CANBERRA OBSERVED: by national correspondentNews Weekly
Labor opportunism over Aborigines, environment
, October 16, 2010
The political editor for the Sydney Morning Herald recently expressed shock that Australia’s first Aboriginal member of the House of Representatives in 110 years had chosen the Liberal Party as the vehicle for his political career.
Commenting on the maiden speech of new member for the Western Australian seat of Hasluck, Ken Wyatt, Mr Hartcher reported verbatim portions of the speech:
"Only 1,093 people have been privileged to be a member of the House of Representatives. It is with deep and mixed emotion that I, as an Aboriginal man with Noongar, Yamitji and Wongi heritage, stand before you and the members of the House of Representatives as an equal."
But Mr Hartcher’s subsequent commentary revealed a not untypical view that only the Labor Party supports Aboriginal advancement and is entitled to occupy the moral high ground on indigenous affairs - particularly in the light of former Prime Minister Kevin Rudd’s apology to the stolen generation.
"The surprise is that Ken Wyatt is in Parliament, not as a Labor member, but as a Liberal. Indeed, he won his WA seat of Hasluck at the expense of Labor," Mr Hartcher wrote.
Mr Hartcher was clearly oblivious to the fact that Mr Wyatt’s seat is named after arguably the most outstanding and empathetic Aboriginal affairs ministers in Australian government - Sir Paul Hasluck.
In fact, it was a Liberal Government in 1967 which initiated the referendum to change the Constitution to allow indigenous people to be included in the census and therefore gain equality as citizens in their own country - a referendum which was supported by 90 per cent of Australians.
It was also the Liberal Party which pre-selected Neville Bonner to the Senate - first as a candidate in a half-Senate election, and then as the choice of the Queensland Government to fill a Senate vacancy in 1971. Senator Bonner remained in the Senate until 1983.
On the other hand, Don Dunstan’s Labor Government appointed (Sir) Douglas Nicholls Governor of South Australia in 1976, Labor’s Neville Perkins of the Northern Territory became the first indigenous person to be elected to a shadow ministry, while Labor’s Ernie Bridge (Labor) from WA became the first indigenous person in Australia to hold a ministerial office.
The point is neither side of politics can lay claim to moral superiority as far as Aboriginal representation goes - and, in the Federal Parliament at least, the Liberal Party has a much better record.
Now the Parliament is facing an important and symbolic decision on the rights of Aboriginal people to determine their own destiny - the question of the Queensland wild rivers legislation.
The original legislation to lock up the rivers of Cape York and the Gulf of Carpentaria from any form of development was made by the Bligh Labor Government at the behest of the Wilderness Society in a grubby deal to gain Greens preferences at a state election.

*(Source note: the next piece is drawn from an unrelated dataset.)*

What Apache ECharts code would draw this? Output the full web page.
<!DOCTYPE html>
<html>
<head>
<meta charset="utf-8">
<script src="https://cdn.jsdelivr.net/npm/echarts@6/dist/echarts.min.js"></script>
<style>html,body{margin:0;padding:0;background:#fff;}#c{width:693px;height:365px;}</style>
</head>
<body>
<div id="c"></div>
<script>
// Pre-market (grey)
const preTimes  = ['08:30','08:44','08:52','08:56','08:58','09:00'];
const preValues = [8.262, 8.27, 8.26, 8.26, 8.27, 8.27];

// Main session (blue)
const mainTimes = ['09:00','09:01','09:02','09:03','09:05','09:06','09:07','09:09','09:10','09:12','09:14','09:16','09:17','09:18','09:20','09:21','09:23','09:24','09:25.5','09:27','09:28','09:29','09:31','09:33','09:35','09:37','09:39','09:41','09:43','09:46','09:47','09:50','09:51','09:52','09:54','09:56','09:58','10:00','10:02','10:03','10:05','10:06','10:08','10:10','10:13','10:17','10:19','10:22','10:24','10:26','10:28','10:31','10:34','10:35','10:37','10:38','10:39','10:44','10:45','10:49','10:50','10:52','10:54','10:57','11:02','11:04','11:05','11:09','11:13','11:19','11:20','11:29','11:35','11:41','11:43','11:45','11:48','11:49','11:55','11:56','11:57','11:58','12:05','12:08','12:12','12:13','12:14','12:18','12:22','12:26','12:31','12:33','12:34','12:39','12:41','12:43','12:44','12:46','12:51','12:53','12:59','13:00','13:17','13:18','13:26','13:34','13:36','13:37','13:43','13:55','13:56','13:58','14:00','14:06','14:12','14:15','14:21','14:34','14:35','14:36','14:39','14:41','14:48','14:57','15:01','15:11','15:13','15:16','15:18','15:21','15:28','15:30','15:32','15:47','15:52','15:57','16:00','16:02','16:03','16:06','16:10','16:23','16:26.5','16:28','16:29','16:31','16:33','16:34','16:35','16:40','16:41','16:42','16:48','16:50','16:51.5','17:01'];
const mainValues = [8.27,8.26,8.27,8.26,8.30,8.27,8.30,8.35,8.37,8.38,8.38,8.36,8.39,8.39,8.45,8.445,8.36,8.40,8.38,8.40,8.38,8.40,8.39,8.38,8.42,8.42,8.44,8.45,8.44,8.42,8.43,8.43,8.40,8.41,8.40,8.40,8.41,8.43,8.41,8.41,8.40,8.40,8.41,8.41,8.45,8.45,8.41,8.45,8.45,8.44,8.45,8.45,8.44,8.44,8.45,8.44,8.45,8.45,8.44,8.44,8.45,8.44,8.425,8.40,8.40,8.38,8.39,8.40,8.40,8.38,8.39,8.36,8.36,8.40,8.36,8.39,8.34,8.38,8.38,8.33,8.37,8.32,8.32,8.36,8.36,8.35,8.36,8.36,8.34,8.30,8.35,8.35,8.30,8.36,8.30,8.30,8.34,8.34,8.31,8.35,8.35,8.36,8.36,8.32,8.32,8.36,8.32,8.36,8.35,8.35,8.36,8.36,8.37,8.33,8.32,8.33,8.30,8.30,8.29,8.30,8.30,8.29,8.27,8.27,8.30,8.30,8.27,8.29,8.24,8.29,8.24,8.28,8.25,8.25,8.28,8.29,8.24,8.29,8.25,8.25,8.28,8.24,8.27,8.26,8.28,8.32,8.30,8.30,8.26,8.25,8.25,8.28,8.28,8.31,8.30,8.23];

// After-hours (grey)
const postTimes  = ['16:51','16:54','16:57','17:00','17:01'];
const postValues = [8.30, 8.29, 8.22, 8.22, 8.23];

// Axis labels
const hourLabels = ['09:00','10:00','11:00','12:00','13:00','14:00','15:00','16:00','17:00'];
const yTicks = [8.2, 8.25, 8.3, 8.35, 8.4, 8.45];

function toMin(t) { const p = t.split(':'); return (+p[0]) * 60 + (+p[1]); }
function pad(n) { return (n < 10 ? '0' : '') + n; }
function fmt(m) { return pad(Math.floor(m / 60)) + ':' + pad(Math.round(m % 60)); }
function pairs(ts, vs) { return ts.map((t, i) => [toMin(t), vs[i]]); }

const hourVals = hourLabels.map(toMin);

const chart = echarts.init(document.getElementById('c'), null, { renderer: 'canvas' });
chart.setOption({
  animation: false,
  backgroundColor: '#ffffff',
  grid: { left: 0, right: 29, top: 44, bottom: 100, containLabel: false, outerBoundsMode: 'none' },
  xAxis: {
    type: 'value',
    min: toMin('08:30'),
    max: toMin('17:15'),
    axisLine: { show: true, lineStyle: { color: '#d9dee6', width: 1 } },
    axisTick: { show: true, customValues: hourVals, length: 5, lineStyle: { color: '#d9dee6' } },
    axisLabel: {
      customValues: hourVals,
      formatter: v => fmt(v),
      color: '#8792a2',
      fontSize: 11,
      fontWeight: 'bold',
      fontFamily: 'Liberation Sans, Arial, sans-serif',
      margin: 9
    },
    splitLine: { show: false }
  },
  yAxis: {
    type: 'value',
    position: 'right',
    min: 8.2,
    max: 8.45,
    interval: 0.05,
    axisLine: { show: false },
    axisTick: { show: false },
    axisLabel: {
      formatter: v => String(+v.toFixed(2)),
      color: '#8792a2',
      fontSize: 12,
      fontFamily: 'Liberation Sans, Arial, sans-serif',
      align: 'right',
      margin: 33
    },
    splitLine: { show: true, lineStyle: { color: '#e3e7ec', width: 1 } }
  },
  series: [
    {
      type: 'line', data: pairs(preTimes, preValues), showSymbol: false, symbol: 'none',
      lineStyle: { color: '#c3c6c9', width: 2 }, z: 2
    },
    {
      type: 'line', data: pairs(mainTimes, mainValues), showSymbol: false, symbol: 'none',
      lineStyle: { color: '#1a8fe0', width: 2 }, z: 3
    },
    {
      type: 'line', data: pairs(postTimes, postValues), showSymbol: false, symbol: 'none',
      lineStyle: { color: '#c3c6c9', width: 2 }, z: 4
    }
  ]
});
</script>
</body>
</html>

The Aboriginal people of Cape York, led by Noel Pearson, have argued that the laws severely prohibit development on Aboriginal lands, and deny the people the ability to have an economic base in the future.
This includes so-called sustainable development such as fishing lodges, which will be prohibited from being built inside a buffer zone near the rivers in order to protect the natural environment.

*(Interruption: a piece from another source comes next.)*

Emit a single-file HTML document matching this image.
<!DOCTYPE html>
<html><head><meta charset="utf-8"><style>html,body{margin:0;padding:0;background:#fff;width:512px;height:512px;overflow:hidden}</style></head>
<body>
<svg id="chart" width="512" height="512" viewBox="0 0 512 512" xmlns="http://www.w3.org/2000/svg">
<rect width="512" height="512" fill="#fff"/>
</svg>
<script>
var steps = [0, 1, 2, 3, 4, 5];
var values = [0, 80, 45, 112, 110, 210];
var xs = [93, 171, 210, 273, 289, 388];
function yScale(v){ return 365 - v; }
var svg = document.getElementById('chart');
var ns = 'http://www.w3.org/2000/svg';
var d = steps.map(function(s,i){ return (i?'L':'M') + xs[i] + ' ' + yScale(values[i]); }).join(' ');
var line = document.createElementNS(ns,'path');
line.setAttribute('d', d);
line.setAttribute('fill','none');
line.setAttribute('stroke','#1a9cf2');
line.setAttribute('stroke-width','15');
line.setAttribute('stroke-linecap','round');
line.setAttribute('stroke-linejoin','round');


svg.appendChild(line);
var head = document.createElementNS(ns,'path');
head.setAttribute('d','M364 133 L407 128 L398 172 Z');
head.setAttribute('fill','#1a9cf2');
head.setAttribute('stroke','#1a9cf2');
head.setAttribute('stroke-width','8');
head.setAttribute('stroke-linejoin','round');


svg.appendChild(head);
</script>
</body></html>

The Anglican diocese of Brisbane, through its Social Justice Committee, is among several churches to declare that the laws are unjust and will stifle legitimate economic opportunities.
"The cost of the wild rivers legislation in human terms is its likely impact on future job opportunities on Cape York, and the consequent loss of dignity; loss of hope; loss of wellbeing and potential embedded future suffering," the report said.
"The legislation simply prohibits most, if not all, commercial development activities, even sustainable development activities, within areas of high preservation; areas which by their very nature are the most productive and therefore viable land."
Before the recent federal election, Opposition leader Tony Abbott introduced legislation to restore the rights of indigenous Queenslanders to guarantee free, prior and informed consent before any wild rivers declarations were made. The Senate voted in favour of Mr Abbott’s laws.
There has already been a Senate inquiry into the wild rivers laws, but now Prime Minister Julia Gillard has initiated a second inquiry to be conducted by the House of Representatives. Ms Gillard knows the issue is divisive and that federal Labor is vulnerable in a hung parliament, so she is using delay tactics until the Greens assume the balance of power in the Senate from July next year.
Mr Pearson has described the latest inquiry as putting the issue "on the never-never".
While there are many claims made about championing the cause of indigenous Australians, the truth is the Greens and sections of the Labor Party actually want Aboriginal people to have restricted rights - the right to own their own land on a communal basis only, and only for traditional utility such as fishing and gathering food. In other words, they want them to remain as museum exhibits.
Many people in the Labor Party know the wild rivers legislation is flawed and unjust, but will not move against the Blight Government.
Independent federal MP Bob Katter has argued persuasively and passionately that the issue is a fundamental one for Aboriginal people in north Queensland. The two other independents who occupy conservative seats may soon be facing the first test of principle versus opportunism.